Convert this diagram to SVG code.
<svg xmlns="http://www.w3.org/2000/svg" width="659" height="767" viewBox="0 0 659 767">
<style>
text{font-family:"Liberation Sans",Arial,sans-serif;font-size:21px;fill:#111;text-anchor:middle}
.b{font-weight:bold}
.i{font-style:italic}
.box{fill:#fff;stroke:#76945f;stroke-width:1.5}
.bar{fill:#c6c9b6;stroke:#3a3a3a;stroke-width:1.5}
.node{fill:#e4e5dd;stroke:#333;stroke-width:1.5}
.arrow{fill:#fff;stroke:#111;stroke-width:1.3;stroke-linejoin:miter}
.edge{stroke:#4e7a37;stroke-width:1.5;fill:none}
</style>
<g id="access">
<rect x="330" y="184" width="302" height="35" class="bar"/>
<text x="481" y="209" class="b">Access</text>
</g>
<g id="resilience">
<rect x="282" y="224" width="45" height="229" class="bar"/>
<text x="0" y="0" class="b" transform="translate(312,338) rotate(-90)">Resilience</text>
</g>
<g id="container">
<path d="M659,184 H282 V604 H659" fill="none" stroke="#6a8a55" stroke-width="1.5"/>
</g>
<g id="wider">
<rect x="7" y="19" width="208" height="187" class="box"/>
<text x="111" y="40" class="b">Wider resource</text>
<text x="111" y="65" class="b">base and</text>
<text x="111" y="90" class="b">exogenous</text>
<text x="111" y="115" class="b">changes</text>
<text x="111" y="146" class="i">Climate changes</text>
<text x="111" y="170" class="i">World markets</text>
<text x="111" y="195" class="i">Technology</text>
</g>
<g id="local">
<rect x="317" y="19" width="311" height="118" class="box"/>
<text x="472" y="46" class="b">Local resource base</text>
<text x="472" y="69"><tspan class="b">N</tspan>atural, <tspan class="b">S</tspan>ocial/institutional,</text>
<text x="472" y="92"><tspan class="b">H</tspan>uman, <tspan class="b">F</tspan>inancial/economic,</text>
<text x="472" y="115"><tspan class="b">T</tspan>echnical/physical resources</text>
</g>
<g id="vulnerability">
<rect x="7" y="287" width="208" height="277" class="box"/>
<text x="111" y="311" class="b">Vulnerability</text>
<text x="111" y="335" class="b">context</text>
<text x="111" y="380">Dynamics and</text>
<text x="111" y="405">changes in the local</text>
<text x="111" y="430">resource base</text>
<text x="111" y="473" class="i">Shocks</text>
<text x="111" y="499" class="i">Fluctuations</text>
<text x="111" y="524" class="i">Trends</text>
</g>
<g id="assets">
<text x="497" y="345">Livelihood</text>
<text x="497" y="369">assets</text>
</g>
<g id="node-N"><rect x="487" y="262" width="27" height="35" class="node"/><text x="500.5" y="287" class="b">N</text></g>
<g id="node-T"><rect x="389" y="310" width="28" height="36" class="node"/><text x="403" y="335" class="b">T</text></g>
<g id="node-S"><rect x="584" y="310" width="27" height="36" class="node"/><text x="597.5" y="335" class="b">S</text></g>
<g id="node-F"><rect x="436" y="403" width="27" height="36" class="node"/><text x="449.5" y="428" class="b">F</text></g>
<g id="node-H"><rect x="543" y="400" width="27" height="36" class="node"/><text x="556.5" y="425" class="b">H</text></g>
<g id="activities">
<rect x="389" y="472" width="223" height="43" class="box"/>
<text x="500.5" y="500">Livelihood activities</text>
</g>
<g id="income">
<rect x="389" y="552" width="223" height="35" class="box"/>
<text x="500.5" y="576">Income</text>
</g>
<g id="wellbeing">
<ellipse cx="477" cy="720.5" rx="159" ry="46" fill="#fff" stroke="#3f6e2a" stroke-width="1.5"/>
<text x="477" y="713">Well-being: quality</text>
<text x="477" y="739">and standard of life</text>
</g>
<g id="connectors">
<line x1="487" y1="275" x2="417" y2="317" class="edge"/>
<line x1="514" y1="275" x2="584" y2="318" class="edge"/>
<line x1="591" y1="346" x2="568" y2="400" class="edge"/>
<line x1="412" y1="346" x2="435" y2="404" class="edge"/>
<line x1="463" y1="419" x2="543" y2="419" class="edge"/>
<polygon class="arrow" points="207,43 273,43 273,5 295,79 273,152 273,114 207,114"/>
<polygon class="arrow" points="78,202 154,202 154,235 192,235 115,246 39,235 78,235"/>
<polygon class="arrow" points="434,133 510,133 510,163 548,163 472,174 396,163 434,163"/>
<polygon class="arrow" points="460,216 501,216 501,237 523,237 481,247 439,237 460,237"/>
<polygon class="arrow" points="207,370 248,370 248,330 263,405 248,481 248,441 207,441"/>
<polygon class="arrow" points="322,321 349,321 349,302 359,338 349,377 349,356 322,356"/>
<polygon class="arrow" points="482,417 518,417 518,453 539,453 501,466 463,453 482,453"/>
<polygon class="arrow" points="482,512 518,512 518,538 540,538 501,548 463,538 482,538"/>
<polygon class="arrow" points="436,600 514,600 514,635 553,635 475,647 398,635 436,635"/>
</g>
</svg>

——————

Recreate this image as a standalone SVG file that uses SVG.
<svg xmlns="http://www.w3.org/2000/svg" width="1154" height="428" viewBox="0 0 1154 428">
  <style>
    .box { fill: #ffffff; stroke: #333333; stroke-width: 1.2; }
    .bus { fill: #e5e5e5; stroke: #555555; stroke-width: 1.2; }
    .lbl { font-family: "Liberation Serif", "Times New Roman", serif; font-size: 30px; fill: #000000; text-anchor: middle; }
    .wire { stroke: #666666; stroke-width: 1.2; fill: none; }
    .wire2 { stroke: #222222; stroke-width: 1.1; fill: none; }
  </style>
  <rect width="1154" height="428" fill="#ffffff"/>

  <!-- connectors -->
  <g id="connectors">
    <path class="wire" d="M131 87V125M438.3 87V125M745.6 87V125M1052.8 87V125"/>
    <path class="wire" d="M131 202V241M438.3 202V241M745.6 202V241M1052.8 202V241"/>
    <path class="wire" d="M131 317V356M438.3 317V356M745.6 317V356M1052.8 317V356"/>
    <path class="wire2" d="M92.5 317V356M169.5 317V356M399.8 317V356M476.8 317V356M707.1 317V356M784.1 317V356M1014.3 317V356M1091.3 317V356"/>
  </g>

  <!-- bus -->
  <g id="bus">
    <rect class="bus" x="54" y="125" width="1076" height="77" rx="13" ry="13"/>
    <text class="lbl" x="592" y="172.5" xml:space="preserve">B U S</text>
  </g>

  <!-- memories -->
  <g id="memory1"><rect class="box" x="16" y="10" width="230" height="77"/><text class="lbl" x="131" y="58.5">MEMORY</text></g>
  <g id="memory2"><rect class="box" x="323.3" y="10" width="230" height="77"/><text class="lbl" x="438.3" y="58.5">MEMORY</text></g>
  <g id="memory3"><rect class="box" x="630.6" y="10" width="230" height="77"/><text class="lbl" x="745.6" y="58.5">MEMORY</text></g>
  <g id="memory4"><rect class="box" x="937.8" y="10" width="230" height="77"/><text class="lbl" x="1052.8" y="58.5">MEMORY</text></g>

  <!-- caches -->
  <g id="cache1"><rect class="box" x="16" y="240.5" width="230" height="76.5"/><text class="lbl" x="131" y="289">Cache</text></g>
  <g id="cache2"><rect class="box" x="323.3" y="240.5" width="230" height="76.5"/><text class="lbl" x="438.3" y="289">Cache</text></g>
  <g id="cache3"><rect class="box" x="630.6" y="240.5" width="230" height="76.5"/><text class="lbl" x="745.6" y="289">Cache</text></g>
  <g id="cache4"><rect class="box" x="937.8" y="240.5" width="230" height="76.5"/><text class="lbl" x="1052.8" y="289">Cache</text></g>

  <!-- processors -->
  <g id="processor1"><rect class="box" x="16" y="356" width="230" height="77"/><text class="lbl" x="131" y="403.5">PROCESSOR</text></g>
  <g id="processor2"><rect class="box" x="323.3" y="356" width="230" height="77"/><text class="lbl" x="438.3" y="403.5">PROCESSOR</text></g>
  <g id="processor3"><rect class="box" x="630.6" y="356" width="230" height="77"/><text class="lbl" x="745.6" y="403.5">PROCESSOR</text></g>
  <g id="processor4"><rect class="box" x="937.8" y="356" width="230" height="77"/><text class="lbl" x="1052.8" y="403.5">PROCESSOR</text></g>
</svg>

——————

Collect every line with the string "this" from the records, and copy each.

Convert this diagram to SVG code.
Recreate this image as a standalone SVG file that uses SVG.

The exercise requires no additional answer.